Output exactly, and only, the lines from the line containing "Rebuild this diagram" through the line containing "(vttext) at (712,67)", both included.

------ Data shown ------

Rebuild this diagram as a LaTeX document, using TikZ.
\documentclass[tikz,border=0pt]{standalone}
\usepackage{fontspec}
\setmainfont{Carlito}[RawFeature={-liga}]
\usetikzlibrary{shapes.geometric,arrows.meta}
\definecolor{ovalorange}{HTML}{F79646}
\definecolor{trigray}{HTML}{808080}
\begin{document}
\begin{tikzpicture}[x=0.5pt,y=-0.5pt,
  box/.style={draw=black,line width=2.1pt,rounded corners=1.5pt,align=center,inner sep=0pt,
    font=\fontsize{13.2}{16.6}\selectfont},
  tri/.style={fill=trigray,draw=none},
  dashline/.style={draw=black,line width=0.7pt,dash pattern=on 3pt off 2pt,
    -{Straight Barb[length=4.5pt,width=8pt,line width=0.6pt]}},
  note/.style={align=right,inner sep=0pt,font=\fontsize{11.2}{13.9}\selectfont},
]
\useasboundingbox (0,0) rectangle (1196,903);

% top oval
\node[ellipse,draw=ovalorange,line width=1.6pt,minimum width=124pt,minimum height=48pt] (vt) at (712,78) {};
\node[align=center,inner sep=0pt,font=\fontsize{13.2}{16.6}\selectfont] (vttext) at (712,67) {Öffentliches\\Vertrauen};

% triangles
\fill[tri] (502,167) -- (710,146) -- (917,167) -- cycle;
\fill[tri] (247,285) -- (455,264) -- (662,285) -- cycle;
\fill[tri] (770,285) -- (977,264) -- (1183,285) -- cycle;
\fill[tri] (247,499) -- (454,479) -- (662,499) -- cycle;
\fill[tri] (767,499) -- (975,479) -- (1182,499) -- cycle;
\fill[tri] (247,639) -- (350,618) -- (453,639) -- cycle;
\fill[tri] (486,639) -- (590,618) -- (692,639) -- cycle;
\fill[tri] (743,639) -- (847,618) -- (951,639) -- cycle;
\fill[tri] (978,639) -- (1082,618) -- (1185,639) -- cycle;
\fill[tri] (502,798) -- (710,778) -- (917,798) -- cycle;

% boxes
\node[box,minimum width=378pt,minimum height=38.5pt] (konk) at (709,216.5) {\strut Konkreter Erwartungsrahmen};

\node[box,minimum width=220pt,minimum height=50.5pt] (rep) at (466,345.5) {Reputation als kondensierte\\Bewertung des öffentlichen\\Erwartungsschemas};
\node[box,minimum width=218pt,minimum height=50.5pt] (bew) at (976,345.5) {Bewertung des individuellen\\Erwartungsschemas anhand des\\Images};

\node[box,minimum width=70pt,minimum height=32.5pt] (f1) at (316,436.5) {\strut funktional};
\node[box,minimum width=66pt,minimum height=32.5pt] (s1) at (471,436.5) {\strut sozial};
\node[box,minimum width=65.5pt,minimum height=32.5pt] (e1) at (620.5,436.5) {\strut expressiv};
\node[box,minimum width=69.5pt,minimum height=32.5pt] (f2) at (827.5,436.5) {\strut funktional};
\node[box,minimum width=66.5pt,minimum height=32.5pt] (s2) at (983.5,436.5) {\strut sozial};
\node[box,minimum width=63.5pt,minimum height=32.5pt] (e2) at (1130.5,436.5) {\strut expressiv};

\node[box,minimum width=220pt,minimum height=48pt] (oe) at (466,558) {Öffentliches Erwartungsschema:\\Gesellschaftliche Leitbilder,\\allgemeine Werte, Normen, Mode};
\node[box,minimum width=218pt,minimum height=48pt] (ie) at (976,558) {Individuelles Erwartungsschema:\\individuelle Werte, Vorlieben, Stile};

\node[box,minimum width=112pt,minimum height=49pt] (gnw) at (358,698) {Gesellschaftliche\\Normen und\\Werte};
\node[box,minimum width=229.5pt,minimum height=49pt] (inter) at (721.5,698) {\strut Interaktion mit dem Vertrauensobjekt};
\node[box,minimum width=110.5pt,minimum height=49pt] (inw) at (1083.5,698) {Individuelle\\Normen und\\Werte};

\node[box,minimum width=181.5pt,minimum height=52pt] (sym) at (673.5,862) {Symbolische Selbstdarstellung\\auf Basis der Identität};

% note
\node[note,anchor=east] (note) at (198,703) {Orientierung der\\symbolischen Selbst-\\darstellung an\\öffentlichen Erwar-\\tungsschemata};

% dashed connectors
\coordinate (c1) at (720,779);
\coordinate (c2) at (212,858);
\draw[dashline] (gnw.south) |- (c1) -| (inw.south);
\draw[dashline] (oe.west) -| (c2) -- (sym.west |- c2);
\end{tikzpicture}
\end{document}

------
------ Data shown ------

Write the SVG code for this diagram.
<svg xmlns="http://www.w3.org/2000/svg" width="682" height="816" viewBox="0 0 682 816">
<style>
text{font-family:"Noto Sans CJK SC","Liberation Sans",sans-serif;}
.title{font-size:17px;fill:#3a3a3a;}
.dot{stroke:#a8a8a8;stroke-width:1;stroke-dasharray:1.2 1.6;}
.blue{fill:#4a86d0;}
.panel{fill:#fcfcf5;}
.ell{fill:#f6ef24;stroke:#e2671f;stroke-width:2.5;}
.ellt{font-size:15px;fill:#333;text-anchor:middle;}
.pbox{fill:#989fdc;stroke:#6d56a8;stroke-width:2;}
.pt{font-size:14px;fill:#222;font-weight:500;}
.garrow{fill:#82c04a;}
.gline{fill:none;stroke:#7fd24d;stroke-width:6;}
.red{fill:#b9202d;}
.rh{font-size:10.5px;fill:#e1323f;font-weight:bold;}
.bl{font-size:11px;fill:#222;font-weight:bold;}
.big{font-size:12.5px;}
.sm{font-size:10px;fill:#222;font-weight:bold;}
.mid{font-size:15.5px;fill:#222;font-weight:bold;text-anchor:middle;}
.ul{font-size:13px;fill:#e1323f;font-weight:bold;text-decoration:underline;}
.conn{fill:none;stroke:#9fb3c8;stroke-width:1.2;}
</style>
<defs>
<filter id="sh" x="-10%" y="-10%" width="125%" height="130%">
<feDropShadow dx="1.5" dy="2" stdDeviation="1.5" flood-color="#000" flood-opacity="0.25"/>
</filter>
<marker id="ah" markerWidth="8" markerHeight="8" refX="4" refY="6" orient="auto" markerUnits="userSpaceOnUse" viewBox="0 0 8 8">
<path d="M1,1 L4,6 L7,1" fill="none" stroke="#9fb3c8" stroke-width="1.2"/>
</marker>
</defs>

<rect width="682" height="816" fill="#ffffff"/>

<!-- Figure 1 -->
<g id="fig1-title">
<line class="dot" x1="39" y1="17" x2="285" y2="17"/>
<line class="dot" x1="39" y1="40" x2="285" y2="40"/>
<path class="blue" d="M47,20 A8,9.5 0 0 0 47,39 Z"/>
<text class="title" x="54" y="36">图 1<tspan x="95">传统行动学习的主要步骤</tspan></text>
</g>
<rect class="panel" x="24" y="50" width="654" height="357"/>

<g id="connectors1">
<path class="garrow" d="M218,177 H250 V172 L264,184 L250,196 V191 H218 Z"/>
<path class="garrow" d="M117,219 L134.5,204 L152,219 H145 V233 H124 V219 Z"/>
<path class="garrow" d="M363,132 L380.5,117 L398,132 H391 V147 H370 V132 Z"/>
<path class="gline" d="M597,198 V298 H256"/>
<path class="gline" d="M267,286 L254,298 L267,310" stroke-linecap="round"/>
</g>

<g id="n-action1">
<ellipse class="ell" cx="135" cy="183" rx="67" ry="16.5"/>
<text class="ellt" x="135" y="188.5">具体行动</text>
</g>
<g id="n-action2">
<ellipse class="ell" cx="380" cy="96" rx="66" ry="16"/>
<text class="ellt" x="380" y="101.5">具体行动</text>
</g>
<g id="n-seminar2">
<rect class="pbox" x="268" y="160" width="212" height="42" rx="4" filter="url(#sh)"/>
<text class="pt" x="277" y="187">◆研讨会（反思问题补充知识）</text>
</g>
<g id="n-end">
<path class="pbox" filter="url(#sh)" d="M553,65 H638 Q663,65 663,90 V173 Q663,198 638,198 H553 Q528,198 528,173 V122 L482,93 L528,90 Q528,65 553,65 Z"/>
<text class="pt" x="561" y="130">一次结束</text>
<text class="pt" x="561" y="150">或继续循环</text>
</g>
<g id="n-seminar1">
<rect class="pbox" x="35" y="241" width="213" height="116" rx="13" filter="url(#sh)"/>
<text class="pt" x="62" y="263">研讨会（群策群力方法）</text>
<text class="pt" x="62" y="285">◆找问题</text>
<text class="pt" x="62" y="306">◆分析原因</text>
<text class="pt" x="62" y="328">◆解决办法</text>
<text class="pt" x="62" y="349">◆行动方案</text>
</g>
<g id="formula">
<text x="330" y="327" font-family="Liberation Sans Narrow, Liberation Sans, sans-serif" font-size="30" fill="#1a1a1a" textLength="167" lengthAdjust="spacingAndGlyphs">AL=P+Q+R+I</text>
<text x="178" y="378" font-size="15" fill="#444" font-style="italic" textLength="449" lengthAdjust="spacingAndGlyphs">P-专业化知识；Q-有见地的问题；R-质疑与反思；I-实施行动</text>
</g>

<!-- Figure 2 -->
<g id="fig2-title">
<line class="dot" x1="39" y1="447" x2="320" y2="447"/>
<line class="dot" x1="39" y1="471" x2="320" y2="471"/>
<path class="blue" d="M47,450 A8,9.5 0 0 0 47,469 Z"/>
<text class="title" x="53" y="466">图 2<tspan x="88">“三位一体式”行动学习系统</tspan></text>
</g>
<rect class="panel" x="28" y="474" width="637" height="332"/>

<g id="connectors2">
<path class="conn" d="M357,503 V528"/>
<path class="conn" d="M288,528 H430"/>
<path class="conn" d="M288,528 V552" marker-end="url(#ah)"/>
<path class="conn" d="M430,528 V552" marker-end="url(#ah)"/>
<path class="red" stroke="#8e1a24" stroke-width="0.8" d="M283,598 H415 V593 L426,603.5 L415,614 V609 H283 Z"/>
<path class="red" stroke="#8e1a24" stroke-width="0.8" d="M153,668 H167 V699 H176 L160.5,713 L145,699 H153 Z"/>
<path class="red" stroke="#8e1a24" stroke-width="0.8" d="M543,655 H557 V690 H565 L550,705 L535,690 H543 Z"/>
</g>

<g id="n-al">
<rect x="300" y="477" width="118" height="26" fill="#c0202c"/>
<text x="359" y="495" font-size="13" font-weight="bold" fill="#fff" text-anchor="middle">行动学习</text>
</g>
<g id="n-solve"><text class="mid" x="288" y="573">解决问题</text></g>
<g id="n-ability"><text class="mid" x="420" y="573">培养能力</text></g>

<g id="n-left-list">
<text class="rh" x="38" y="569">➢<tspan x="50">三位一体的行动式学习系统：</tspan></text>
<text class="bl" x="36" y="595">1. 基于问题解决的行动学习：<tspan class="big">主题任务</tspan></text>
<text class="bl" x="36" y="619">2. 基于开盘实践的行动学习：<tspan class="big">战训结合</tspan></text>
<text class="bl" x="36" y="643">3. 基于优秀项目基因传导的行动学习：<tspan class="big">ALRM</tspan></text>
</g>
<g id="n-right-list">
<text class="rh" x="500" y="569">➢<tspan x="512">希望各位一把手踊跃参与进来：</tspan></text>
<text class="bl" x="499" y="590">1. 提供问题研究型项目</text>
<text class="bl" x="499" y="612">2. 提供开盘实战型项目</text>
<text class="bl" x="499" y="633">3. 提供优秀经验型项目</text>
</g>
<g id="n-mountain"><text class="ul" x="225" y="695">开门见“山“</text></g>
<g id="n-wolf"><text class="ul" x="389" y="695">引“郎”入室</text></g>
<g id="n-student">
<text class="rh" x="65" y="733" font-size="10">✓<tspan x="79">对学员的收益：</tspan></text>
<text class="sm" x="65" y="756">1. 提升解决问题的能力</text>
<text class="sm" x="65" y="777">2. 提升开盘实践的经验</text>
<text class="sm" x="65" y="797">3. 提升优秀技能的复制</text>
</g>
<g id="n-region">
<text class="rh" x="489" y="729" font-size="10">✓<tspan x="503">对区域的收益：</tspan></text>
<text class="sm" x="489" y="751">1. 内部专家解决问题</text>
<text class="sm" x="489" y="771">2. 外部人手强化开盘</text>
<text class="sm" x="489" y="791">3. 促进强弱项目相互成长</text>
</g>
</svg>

------

#### Solution to the exercise
Rebuild this diagram as a LaTeX document, using TikZ.
\documentclass[tikz,border=0pt]{standalone}
\usepackage{fontspec}
\setmainfont{Carlito}[RawFeature={-liga}]
\usetikzlibrary{shapes.geometric,arrows.meta}
\definecolor{ovalorange}{HTML}{F79646}
\definecolor{trigray}{HTML}{808080}
\begin{document}
\begin{tikzpicture}[x=0.5pt,y=-0.5pt,
  box/.style={draw=black,line width=2.1pt,rounded corners=1.5pt,align=center,inner sep=0pt,
    font=\fontsize{13.2}{16.6}\selectfont},
  tri/.style={fill=trigray,draw=none},
  dashline/.style={draw=black,line width=0.7pt,dash pattern=on 3pt off 2pt,
    -{Straight Barb[length=4.5pt,width=8pt,line width=0.6pt]}},
  note/.style={align=right,inner sep=0pt,font=\fontsize{11.2}{13.9}\selectfont},
]
\useasboundingbox (0,0) rectangle (1196,903);

% top oval
\node[ellipse,draw=ovalorange,line width=1.6pt,minimum width=124pt,minimum height=48pt] (vt) at (712,78) {};
\node[align=center,inner sep=0pt,font=\fontsize{13.2}{16.6}\selectfont] (vttext) at (712,67) {Öffentliches\\Vertrauen};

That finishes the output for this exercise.